Report how many lines include the word "standalone", and nothing besides that number.

-------- LISTING --------

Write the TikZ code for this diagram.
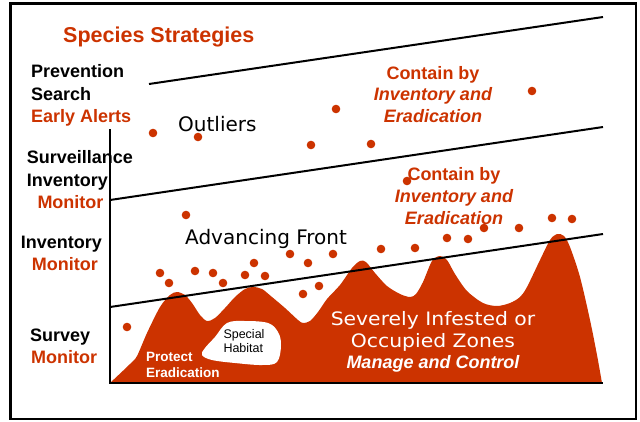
\documentclass[tikz,border=0pt]{standalone}
\usepackage{fontspec}
\setmainfont{Liberation Sans}
\newfontfamily\vfont{DejaVu Sans}
\newfontfamily\vfontw[FakeStretch=1.1]{DejaVu Sans}
\definecolor{rust}{RGB}{204,51,0}
\begin{document}
\begin{tikzpicture}[x=1pt,y=-1pt,
  lbl/.style={anchor=base west, inner sep=0pt, font=\fontsize{18}{20}\selectfont\bfseries},
  ctr/.style={anchor=base, inner sep=0pt, text=rust, font=\fontsize{18}{20}\selectfont\bfseries},
  ctri/.style={anchor=base, inner sep=0pt, text=rust, font=\fontsize{18}{20}\selectfont\bfseries\itshape},
  big/.style={anchor=base west, inner sep=0pt, font=\vfont\fontsize{20}{22}\selectfont},
  zone/.style={anchor=base, inner sep=0pt, text=white, font=\vfontw\fontsize{18.5}{20}\selectfont},
  dot/.style={fill=rust},
  rule/.style={line width=2pt}]
\useasboundingbox (0,0) rectangle (640,421);
\draw[line width=2.5pt] (10.5,3.5) rectangle (636,419);

% infested mountains
\fill[rust] plot[smooth, tension=0.5] coordinates {(110,383) (130,364) (137,356) (147,333) (160,307) (170,295) (177,292) (185,295) (192,303) (200,315) (207,321) (215,318) (225,308) (235,297) (245,289) (253,287) (262,289) (272,297) (285,308) (298,320) (303,323) (310,321) (318,312) (327,299) (340,285) (352,268) (360,261) (366,262) (375,273) (387,286) (400,294) (410,297) (416,294) (423,282) (432,261) (440,256) (447,260) (455,274) (467,291) (483,303) (497,306) (510,303) (520,297) (527,287) (540,260) (550,240) (557,234) (564,236) (570,247) (580,277) (590,320) (597,355) (602,383)} -- cycle;
% special habitat blob
\fill[white] plot[smooth cycle, tension=0.6] coordinates {(227,323) (245,321) (268,323) (278,332) (281,345) (277,362) (262,365) (235,363) (212,360) (202,355) (205,348) (215,337)};

% zone lines
\draw[rule] (149,84) -- (603,17);
\draw[rule] (110,200) -- (603,127);
\draw[rule] (110,307) -- (603,234);
% axes
\draw[rule] (110,129) -- (110,383) -- (603,383);

% dots
\foreach \p in {(153,133),(198,137),(311,145),(336,109),(371,144),(532,91),(407,181),
  (186,215),(160,273),(169,283),(195,271),(213,273),(223,283),(245,275),(254,263),(265,276),
  (290,254),(308,263),(303,294),(319,286),(333,254),(381,249),(415,248),(447,238),(468,239),
  (484,228),(519,228),(552,218),(572,219),(127,327)}
  \fill[dot] \p circle (4.3pt);

% title
\node[anchor=base west, inner sep=0pt, text=rust, font=\fontsize{21.5}{24}\selectfont\bfseries] (title) at (63,42) {Species Strategies};

% left labels
\node[lbl] (prev) at (31,77.3) {Prevention};
\node[lbl] (search) at (31,100.5) {Search};
\node[lbl, text=rust] (early) at (31,122.7) {Early Alerts};
\node[lbl] (surv) at (26.7,163.3) {Surveillance};
\node[lbl] (inva) at (26.7,186.7) {Inventory};
\node[lbl, text=rust] (mona) at (37.3,208) {Monitor};
\node[lbl] (invb) at (20.7,248.3) {Inventory};
\node[lbl, text=rust] (monb) at (31.7,270) {Monitor};
\node[lbl] (survey) at (30,341) {Survey};
\node[lbl, text=rust] (monc) at (31,363.3) {Monitor};

% band labels
\node[big] (outl) at (178,131.7) {Outliers};
\node[big] (front) at (185,244.3) {Advancing Front};

\node[ctr] (conta) at (433,79) {Contain by};
\node[ctri] (conta2) at (433,100) {Inventory and};
\node[ctri] (conta3) at (433,122.7) {Eradication};

\node[ctr] (contb) at (454,180.7) {Contain by};
\node[ctri] (contb2) at (454,202.3) {Inventory and};
\node[ctri] (contb3) at (454,224.3) {Eradication};

\node[zone] (sev) at (433,325.7) {Severely Infested or};
\node[zone] (occ) at (433,347.7) {Occupied Zones};
\node[anchor=base, inner sep=0pt, text=white, font=\fontsize{18}{20}\selectfont\bfseries\itshape] (man) at (433,368.3) {Manage and Control};

\node[anchor=base west, inner sep=0pt, font=\fontsize{12.5}{14}\selectfont] (spec) at (223.3,338.3) {Special};
\node[anchor=base west, inner sep=0pt, font=\fontsize{12.5}{14}\selectfont] (hab) at (223.3,352.3) {Habitat};

\node[anchor=base west, inner sep=0pt, text=white, font=\fontsize{13.5}{15}\selectfont\bfseries] (prot) at (146,361) {Protect};
\node[anchor=base west, inner sep=0pt, text=white, font=\fontsize{13.5}{15}\selectfont\bfseries] (erad) at (146,377.3) {Eradication};
\end{tikzpicture}
\end{document}
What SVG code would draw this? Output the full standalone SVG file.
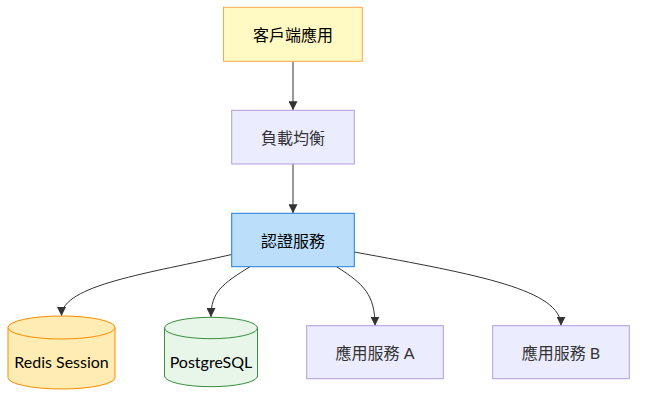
<svg xmlns="http://www.w3.org/2000/svg" width="645" height="402" viewBox="0 0 645 402">
<defs>
<style>
text{font-family:Lato,"Noto Sans CJK TC",sans-serif;font-size:16px;text-anchor:middle;dominant-baseline:central}
.dark{fill:#000}
.grey{fill:#333}
.edge{fill:none;stroke:#333;stroke-width:1}
.purple{fill:#ececff;stroke:#b39ddb;stroke-width:1}
</style>
<marker id="arrow" viewBox="0 0 10 10" refX="10" refY="5" markerUnits="userSpaceOnUse" markerWidth="9" markerHeight="9" orient="auto">
<path d="M0,0 L10,5 L0,10 z" fill="#333"/>
</marker>
</defs>
<rect width="645" height="402" fill="#fff"/>
<g id="connectors">
<path class="edge" d="M293,61.3 L293,110.3" marker-end="url(#arrow)"/>
<path class="edge" d="M293,164 L293,213.3" marker-end="url(#arrow)"/>
<path class="edge" d="M231.7,254.5 C150,273 61.5,285 61.5,316" marker-end="url(#arrow)"/>
<path class="edge" d="M250,266.7 C222,284 211,292 211,317" marker-end="url(#arrow)"/>
<path class="edge" d="M336.5,266.7 C364,284 375,295 375,325.7" marker-end="url(#arrow)"/>
<path class="edge" d="M354.3,252 C480,275 561,290 561,325.7" marker-end="url(#arrow)"/>
</g>
<g id="client">
<rect x="223.5" y="7.3" width="138.8" height="54" fill="#fff9c4" stroke="#f9a84d" stroke-width="1"/>
<text class="dark" x="293" y="34.3">客戶端應用</text>
</g>
<g id="lb">
<rect class="purple" x="231.7" y="110.3" width="122.6" height="53.7"/>
<text class="grey" x="293" y="137.2">負載均衡</text>
</g>
<g id="auth">
<rect x="231.7" y="213.3" width="122.6" height="53.4" fill="#bbdefb" stroke="#1e7fd8" stroke-width="1"/>
<text class="dark" x="293" y="240">認證服務</text>
</g>
<g id="redis">
<path d="M8,327.5 a53.5,11.5 0 0,0 107,0 a53.5,11.5 0 0,0 -107,0 l0,50 a53.5,11.5 0 0,0 107,0 l0,-50" fill="#ffecb3" stroke="#fb8c00" stroke-width="1"/>
<text class="dark" x="61.5" y="361.5">Redis Session</text>
</g>
<g id="postgres">
<path d="M164.5,328 a46.5,10.7 0 0,0 93,0 a46.5,10.7 0 0,0 -93,0 l0,48 a46.5,10.7 0 0,0 93,0 l0,-48" fill="#e8f5e9" stroke="#388e3c" stroke-width="1"/>
<text class="dark" x="211" y="361.5">PostgreSQL</text>
</g>
<g id="appA">
<rect class="purple" x="306.7" y="325.7" width="136.6" height="53"/>
<text class="grey" x="375" y="352.2">應用服務 A</text>
</g>
<g id="appB">
<rect class="purple" x="492.7" y="325.7" width="136.6" height="53"/>
<text class="grey" x="561" y="352.2">應用服務 B</text>
</g>
</svg>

--------

*ANSWER FOR THE TASK:*
2